OBJECTIVE: Drop the pictures from the entries below, then reproduce the rest exactly.
───── RECORDS FOR THE TASK
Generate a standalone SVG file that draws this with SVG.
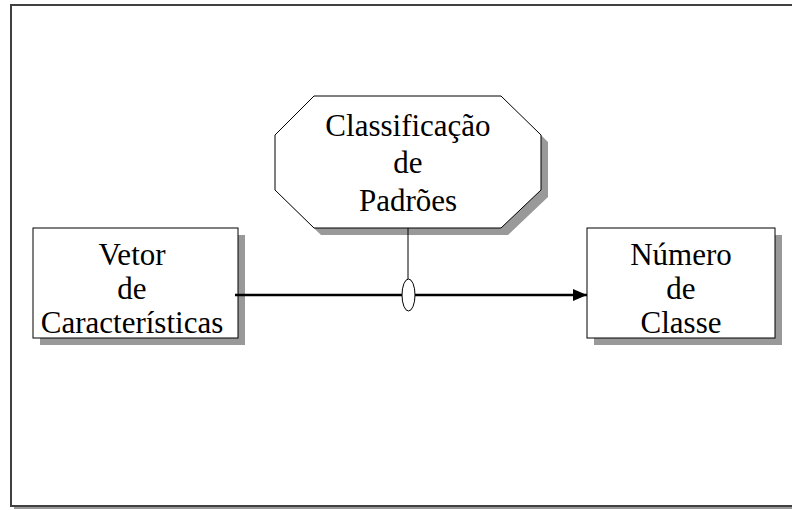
<svg xmlns="http://www.w3.org/2000/svg" width="792" height="510" viewBox="0 0 792 510">
<defs>
<marker id="arr" markerWidth="14" markerHeight="12" refX="14" refY="6" orient="auto" markerUnits="userSpaceOnUse">
<path d="M0,0 L14,6 L0,12 Z" fill="#000000"/>
</marker>
</defs>
<rect x="0" y="0" width="792" height="510" fill="#ffffff"/>
<g id="frame">
<rect x="14" y="506" width="778" height="3" fill="#999999"/>
<path d="M800,5 L11,5 L11,506 L800,506" fill="none" stroke="#404040" stroke-width="2"/>
</g>
<g id="classificacao">
<polygon fill="#999999" points="321,103 508,103 548,142 548,197 508,235 321,235 282,197 282,142"/>
<polygon fill="#ffffff" stroke="#000000" points="314,96 501,96 541,135 541,190 501,228 314,228 275,190 275,135"/>
<text x="408" y="136" font-family="Liberation Serif" font-size="31" text-anchor="middle">Classificação</text>
<text x="408" y="173" font-family="Liberation Serif" font-size="31" text-anchor="middle">de</text>
<text x="408" y="211" font-family="Liberation Serif" font-size="31" text-anchor="middle">Padrões</text>
</g>
<g id="vetor">
<rect fill="#999999" x="40" y="235" width="205" height="110"/>
<rect fill="#ffffff" stroke="#000000" x="33" y="228" width="205" height="110"/>
<text x="132" y="265" font-family="Liberation Serif" font-size="31" text-anchor="middle">Vetor</text>
<text x="132" y="299" font-family="Liberation Serif" font-size="31" text-anchor="middle">de</text>
<text x="132" y="333" font-family="Liberation Serif" font-size="31" text-anchor="middle">Características</text>
</g>
<g id="numero">
<rect fill="#999999" x="594" y="235" width="188" height="110"/>
<rect fill="#ffffff" stroke="#000000" x="587" y="228" width="188" height="110"/>
<text x="681" y="265" font-family="Liberation Serif" font-size="31" text-anchor="middle">Número</text>
<text x="681" y="299" font-family="Liberation Serif" font-size="31" text-anchor="middle">de</text>
<text x="681" y="333" font-family="Liberation Serif" font-size="31" text-anchor="middle">Classe</text>
</g>
<g id="connectors">
<line x1="235" y1="295" x2="587" y2="295" stroke="#000000" stroke-width="2.5" marker-end="url(#arr)"/>
<line x1="408" y1="228" x2="408" y2="279" stroke="#000000" stroke-width="1"/>
<ellipse cx="408.5" cy="295" rx="6.5" ry="16" fill="#ffffff" stroke="#000000" stroke-width="1"/>
</g>
</svg>
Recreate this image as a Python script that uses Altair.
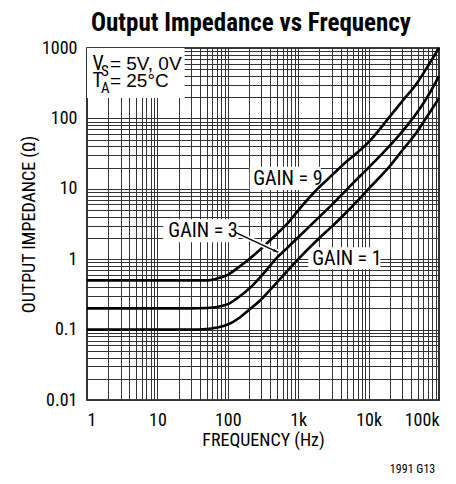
──────────
ANSWER TO THE EXERCISE:
Generate a standalone SVG file that draws this with SVG.
<svg xmlns="http://www.w3.org/2000/svg" width="792" height="510" viewBox="0 0 792 510">
<defs>
<marker id="arr" markerWidth="14" markerHeight="12" refX="14" refY="6" orient="auto" markerUnits="userSpaceOnUse">
<path d="M0,0 L14,6 L0,12 Z" fill="#000000"/>
</marker>
</defs>
<rect x="0" y="0" width="792" height="510" fill="#ffffff"/>
<g id="frame">
<rect x="14" y="506" width="778" height="3" fill="#999999"/>
<path d="M800,5 L11,5 L11,506 L800,506" fill="none" stroke="#404040" stroke-width="2"/>
</g>
<g id="classificacao">
<polygon fill="#999999" points="321,103 508,103 548,142 548,197 508,235 321,235 282,197 282,142"/>
<polygon fill="#ffffff" stroke="#000000" points="314,96 501,96 541,135 541,190 501,228 314,228 275,190 275,135"/>
<text x="408" y="136" font-family="Liberation Serif" font-size="31" text-anchor="middle">Classificação</text>
<text x="408" y="173" font-family="Liberation Serif" font-size="31" text-anchor="middle">de</text>
<text x="408" y="211" font-family="Liberation Serif" font-size="31" text-anchor="middle">Padrões</text>
</g>
<g id="vetor">
<rect fill="#999999" x="40" y="235" width="205" height="110"/>
<rect fill="#ffffff" stroke="#000000" x="33" y="228" width="205" height="110"/>
<text x="132" y="265" font-family="Liberation Serif" font-size="31" text-anchor="middle">Vetor</text>
<text x="132" y="299" font-family="Liberation Serif" font-size="31" text-anchor="middle">de</text>
<text x="132" y="333" font-family="Liberation Serif" font-size="31" text-anchor="middle">Características</text>
</g>
<g id="numero">
<rect fill="#999999" x="594" y="235" width="188" height="110"/>
<rect fill="#ffffff" stroke="#000000" x="587" y="228" width="188" height="110"/>
<text x="681" y="265" font-family="Liberation Serif" font-size="31" text-anchor="middle">Número</text>
<text x="681" y="299" font-family="Liberation Serif" font-size="31" text-anchor="middle">de</text>
<text x="681" y="333" font-family="Liberation Serif" font-size="31" text-anchor="middle">Classe</text>
</g>
<g id="connectors">
<line x1="235" y1="295" x2="587" y2="295" stroke="#000000" stroke-width="2.5" marker-end="url(#arr)"/>
<line x1="408" y1="228" x2="408" y2="279" stroke="#000000" stroke-width="1"/>
<ellipse cx="408.5" cy="295" rx="6.5" ry="16" fill="#ffffff" stroke="#000000" stroke-width="1"/>
</g>
</svg>
Recreate this image as a Python script that uses Altair.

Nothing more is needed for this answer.